Comparing Heat pumps

What's the best an ideal heat pump could do?
Taking the local weather into account...What do SEER and HSPF mean?
Actual performance of heat pumps...

Evaluating heat pumps

A heat pump can be used to heat your house. Either instead of a furnace (mild climate) or in addition to a furnace (N. IN).They move thermal energy...

from a "low temperature" place, either outside air ("air source" heat pump) or water below ground ("ground source" heat pump),
to a "high temperature" place: inside of your house.

In the summer, you reverse the pumping of heat.. the cold temperature place is inside, and you pump heat to the outside (warmer). This is called "air conditioning"!

A gas furnace converts the chemical energy of the fuel to heat, and cannot have an efficiency more than 1.

A heat pump can theoretically transfer *more* heat energy than the electrical energy used to move the heat. But how much?

Heat pumps can be compared based on their "Coefficient of Performance", COP, which is a unitless ratio of heat delivered to the hot place / energy needed to get it there. $$c_\text{hp}=\frac{\text{Heat (energy) delivered}} {\text{Energy to *move* the heat}}.$$ In a course or unit on Thermodynamics, we would demonstrate that for an ideal ("Carnot") heat engine, the maximum coefficient of performance is a simple function of the absolute (degrees Kelvin above absolute zero) temperatures: $$c_\text{hp}=\frac{T_2}{T_2-T_1}.$$ where,

$T_1$ is the temperature of the colder "reservoir" from which we're pulling heat and
$T_2$, the target temperature inside the house that you're heating:

Calculate $c_\text{hp}$ for $T_2=68$ F and

$T_1 = 35$ F, the average temperature of air on a mild winter day with a low of freezing and a high of 42 F).
$T_1 = 25$ F, the average temperature of air on a fairly cold winter's day in Goshen.
$T_1 = 54$ F, the average temperature of groundwater 2 m down in Goshen throughout the winter.
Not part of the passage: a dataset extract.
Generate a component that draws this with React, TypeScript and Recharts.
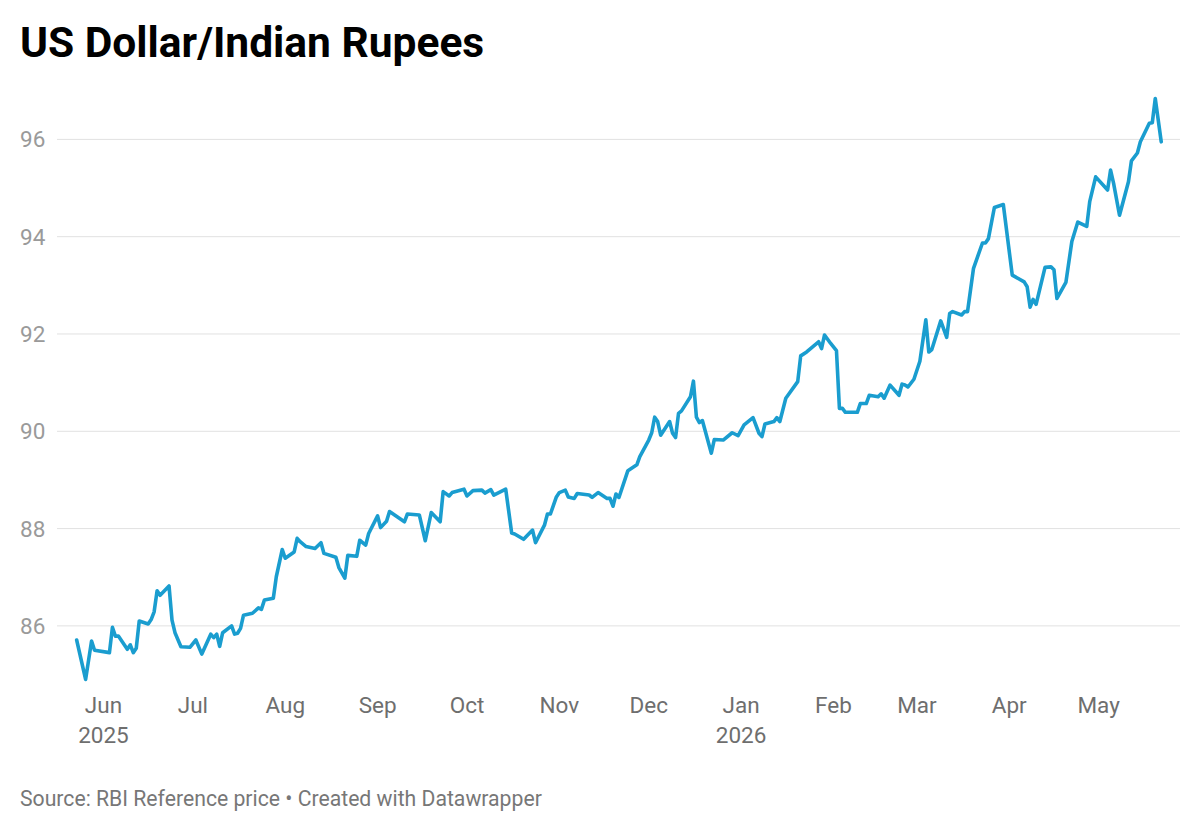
import React from "react";
import { LineChart, Line, XAxis, YAxis, ReferenceLine } from "recharts";

const DATES = [
  "2025-05-23","2025-05-26","2025-05-28","2025-05-29",
  "2025-06-03","2025-06-04","2025-06-05","2025-06-06","2025-06-09","2025-06-10","2025-06-11","2025-06-12","2025-06-13","2025-06-16","2025-06-17","2025-06-18","2025-06-19","2025-06-20","2025-06-23","2025-06-24","2025-06-25","2025-06-27","2025-06-30",
  "2025-07-02","2025-07-04","2025-07-07","2025-07-08","2025-07-09","2025-07-10","2025-07-11","2025-07-14","2025-07-15","2025-07-16","2025-07-17","2025-07-18","2025-07-21","2025-07-23","2025-07-24","2025-07-25","2025-07-28","2025-07-29","2025-07-31",
  "2025-08-01","2025-08-04","2025-08-05","2025-08-06","2025-08-08","2025-08-11","2025-08-13","2025-08-14","2025-08-18","2025-08-19","2025-08-21","2025-08-22","2025-08-25","2025-08-26","2025-08-28","2025-08-29",
  "2025-09-01","2025-09-02","2025-09-04","2025-09-05","2025-09-10","2025-09-11","2025-09-15","2025-09-17","2025-09-19","2025-09-22","2025-09-23","2025-09-25","2025-09-26","2025-09-30",
  "2025-10-01","2025-10-03","2025-10-06","2025-10-07","2025-10-09","2025-10-10","2025-10-14","2025-10-16","2025-10-17","2025-10-20","2025-10-23","2025-10-24","2025-10-27","2025-10-28","2025-10-29","2025-10-31",
  "2025-11-01","2025-11-03","2025-11-04","2025-11-06","2025-11-07","2025-11-11","2025-11-12","2025-11-14","2025-11-17","2025-11-18","2025-11-19","2025-11-20","2025-11-21","2025-11-24","2025-11-27","2025-11-28",
  "2025-12-01","2025-12-02","2025-12-03","2025-12-04","2025-12-05","2025-12-08","2025-12-09","2025-12-10","2025-12-11","2025-12-12","2025-12-15","2025-12-16","2025-12-17","2025-12-18","2025-12-19","2025-12-22","2025-12-23","2025-12-26","2025-12-29","2025-12-31",
  "2026-01-02","2026-01-05","2026-01-07","2026-01-08","2026-01-09","2026-01-12","2026-01-13","2026-01-14","2026-01-16","2026-01-20","2026-01-21","2026-01-23","2026-01-27","2026-01-28","2026-01-29","2026-01-31",
  "2026-02-02","2026-02-03","2026-02-04","2026-02-05","2026-02-09","2026-02-10","2026-02-12","2026-02-13","2026-02-16","2026-02-17","2026-02-18","2026-02-20","2026-02-23","2026-02-24","2026-02-25","2026-02-26","2026-02-28",
  "2026-03-02","2026-03-04","2026-03-05","2026-03-06","2026-03-09","2026-03-11","2026-03-12","2026-03-13","2026-03-16","2026-03-17","2026-03-18","2026-03-20","2026-03-23","2026-03-24","2026-03-25","2026-03-27","2026-03-30",
  "2026-04-02","2026-04-06","2026-04-07","2026-04-08","2026-04-09","2026-04-10","2026-04-13","2026-04-15","2026-04-16","2026-04-17","2026-04-20","2026-04-22","2026-04-24","2026-04-27","2026-04-28","2026-04-30",
  "2026-05-04","2026-05-05","2026-05-06","2026-05-08","2026-05-11","2026-05-12","2026-05-14","2026-05-15","2026-05-18","2026-05-19","2026-05-20","2026-05-22",
];

const RATES = [
  85.71, 84.90, 85.69, 85.50,
  85.45, 85.97, 85.79, 85.79, 85.52, 85.61, 85.45, 85.54, 86.10, 86.04, 86.13, 86.29, 86.72, 86.63, 86.82, 86.12, 85.86, 85.57, 85.56,
  85.71, 85.42, 85.83, 85.76, 85.83, 85.58, 85.86, 86.00, 85.83, 85.85, 85.95, 86.22, 86.26, 86.37, 86.34, 86.53, 86.57, 87.01, 87.57,
  87.39, 87.52, 87.80, 87.73, 87.63, 87.59, 87.71, 87.49, 87.41, 87.20, 86.98, 87.45, 87.43, 87.76, 87.66, 87.90,
  88.26, 88.02, 88.15, 88.35, 88.14, 88.30, 88.28, 87.75, 88.33, 88.14, 88.76, 88.67, 88.74, 88.81,
  88.67, 88.78, 88.79, 88.73, 88.80, 88.69, 88.81, 87.91, 87.89, 87.78, 87.97, 87.71, 88.07, 88.30, 88.30, 88.65,
  88.74, 88.79, 88.65, 88.62, 88.72, 88.69, 88.64, 88.74, 88.62, 88.62, 88.46, 88.71, 88.64, 89.19, 89.31, 89.48,
  89.82, 89.97, 90.29, 90.20, 89.92, 90.20, 89.96, 89.87, 90.37, 90.42, 90.71, 91.03, 90.29, 90.18, 90.22, 89.55, 89.83, 89.82, 89.97, 89.91,
  90.13, 90.28, 89.96, 89.89, 90.15, 90.20, 90.28, 90.20, 90.68, 91.02, 91.55, 91.63, 91.84, 91.70, 91.98, 91.81,
  91.66, 90.47, 90.47, 90.39, 90.39, 90.57, 90.57, 90.74, 90.71, 90.77, 90.68, 90.95, 90.74, 90.97, 90.95, 90.91, 91.07,
  91.44, 92.29, 91.63, 91.68, 92.27, 91.93, 92.42, 92.46, 92.39, 92.46, 92.46, 93.35, 93.87, 93.87, 93.96, 94.60, 94.66,
  93.21, 93.07, 92.97, 92.55, 92.71, 92.61, 93.37, 93.38, 93.32, 92.73, 93.06, 93.90, 94.30, 94.21, 94.72, 95.23,
  94.96, 95.37, 95.10, 94.44, 95.13, 95.56, 95.72, 95.95, 96.33, 96.34, 96.84, 95.95,
];

const MONTH_TICKS = [
  "2025-06-01","2025-07-01","2025-08-01","2025-09-01","2025-10-01","2025-11-01",
  "2025-12-01","2026-01-01","2026-02-01","2026-03-01","2026-04-01","2026-05-01",
];
const MONTH_LABELS = ["Jun","Jul","Aug","Sep","Oct","Nov","Dec","Jan","Feb","Mar","Apr","May"];
const YEAR_LABELS = ["2025","","","","","","","2026","","","",""];
const Y_TICKS = [86, 88, 90, 92, 94, 96];

const TITLE = "US Dollar/Indian Rupees";
const FOOTER = "Source: RBI Reference price • Created with Datawrapper";

const toTs = (s: string) => Date.parse(s + "T00:00:00Z");
const DAY = 86400000;

const data = DATES.map((d, i) => ({ t: toTs(d), v: RATES[i] }));
const xTicks = MONTH_TICKS.map(toTs);
const jun1 = toTs(MONTH_TICKS[0]);
const xDomain = [jun1 - 15.6 * DAY, jun1 + 361.3 * DAY];

const FONT = "Roboto, 'Noto Sans', sans-serif";

const XTick = (props: any) => {
  const { x, payload } = props;
  const idx = xTicks.indexOf(payload.value);
  const year = idx >= 0 ? YEAR_LABELS[idx] : "";
  return (
    <g>
      <text x={x} y={713} textAnchor="middle" fill="#6e6e6e" fontSize={22.5} fontFamily={FONT}>
        {idx >= 0 ? MONTH_LABELS[idx] : ""}
      </text>
      {year ? (
        <text x={x} y={743} textAnchor="middle" fill="#6e6e6e" fontSize={22.5} fontFamily={FONT}>
          {year}
        </text>
      ) : null}
    </g>
  );
};

const YTick = (props: any) => {
  const { y, payload } = props;
  return (
    <text x={20} y={y + 8} textAnchor="start" fill="#9a9a9a" fontSize={22.5} fontFamily={FONT}>
      {payload.value}
    </text>
  );
};

export default function App() {
  return (
    <div style={{ position: "absolute", left: 0, top: 0, width: 1200, height: 830, background: "#fff" }}>
      <LineChart width={1200} height={830} data={data} margin={{ top: 81, right: 20, bottom: 76, left: 0 }}>
        <XAxis
          dataKey="t"
          type="number"
          domain={xDomain}
          ticks={xTicks}
          allowDataOverflow
          axisLine={false}
          tickLine={false}
          height={60}
          tick={<XTick />}
          interval={0}
        />
        <YAxis
          type="number"
          domain={[84.6, 97.2]}
          ticks={Y_TICKS}
          allowDataOverflow
          axisLine={false}
          tickLine={false}
          width={57}
          tick={<YTick />}
          interval={0}
        />
        {Y_TICKS.map((v) => (
          <ReferenceLine key={v} y={v} stroke="#e1e1e1" strokeWidth={1} ifOverflow="extendDomain" />
        ))}
        <Line
          type="linear"
          dataKey="v"
          stroke="#1a9dcf"
          strokeWidth={3.6}
          strokeLinejoin="round"
          strokeLinecap="round"
          dot={false}
          activeDot={false}
          isAnimationActive={false}
        />
      </LineChart>
      <svg width={1200} height={830} style={{ position: "absolute", left: 0, top: 0, pointerEvents: "none" }}>
        <text x={20} y={57} fill="#000" fontSize={42.5} fontWeight={700} fontFamily={FONT}>
          {TITLE}
        </text>
        <text x={20} y={806} fill="#777" fontSize={21.2} fontFamily={FONT}>
          {FOOTER}
        </text>
      </svg>
    </div>
  );
}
Here are your calculations for $c_{hp}$ for these three different temperature combinations:

The meaning of the last row: An ideal heatpump would be able to move 16 Joules of heat for every 1 Joule of electricity when pulling heat out of a reservoir at 35 F and transferring that heat into a house at 68 F.

The heat pump is 16 $\times$ better than just running the electricity through a resistor inside the house ("resistive heating") and converting the electrical energy directly into heat energy.

But unfortunately, heat pumps (and air conditioners) use a different ratio whic is *not* unitless. One is HSPF and one is SEER. In groups:

Each group will pick one manufacturer out of American Standard / Bryant / Carrier / Lennox / Rheem / Trane. Find the HSPF and SEER values for a top-of-the-line model of air-source heat pump. Get a cost too, if they list one.
Find the HSPF and SEER values for their entry-level model. Get a cost too, if they list one.
Find the units of HSPF and SEER, and their meaning. One is used for heating, one is used for cooling. Which is which?
Both have units of "Heat delivered to hot reservoir (BTU)"/"Electric energy used (Watt$\cdot$hours)".
Figure out how to convert those units to the unitless COP ratio. Re-state your values in terms of COP.
HSPF (and SEER) both have units of BTUs per Watt$\cdot$hour. Both BTUs (British Thermal Units) and Wh are units of energy, but they are different units of energy. $c_{hp}$ is a unitless ratio of heat energy delivered divided by electricity consumed.

Since there are 3.41 BTU / Wh, $$c_{hp}=\text{HSPF:}\frac{\text{BTU}}{\text{Wh}}*\frac{1\text{ Wh}}{3.41\text{ BTU}}$$

Here are the results of your internet searches for HSPF (heating seasonal performance factor) and SEER ("seasonal energy efficiency rating"... refers to air conditioning performance).

The numbers in black are the manufacturer's HSPF and SEER ratings in BTU/Whr.
The numbers in blue are the unitless $c_{hp}$ and $c_\text{refrigeration}$ ratios.

Taking into account the weather

HSPF is supposed to be heating performance averaged over some statistically average heating season for the USA. (And SEER is cooling performance over a cooling season.) But of course, we'd like to know the performance for our particular climate!

According to this paper, from researchers at FSEC and UC-Berkeley we're roughly ARI climate zone IV [A(H)RI: Air conditioning, Heating, and Refrigeration Institute - HVAC industry trade group]

To interpret this map: A heat pump with an HSPF of 7.8 and a SEER of 12.0 actually performs with an HSPF/SEER values of 6.6 and 11.0 in New York city's average climate.

That same heat pump in Miami would have HSPF/SEER values of 10.3/10.7 in Miami.

These HSPFs are for air source heat pumps! Ground source heat pumps will do better because they are operating (in Goshen) with an outside reservoir of about 54 F year-round!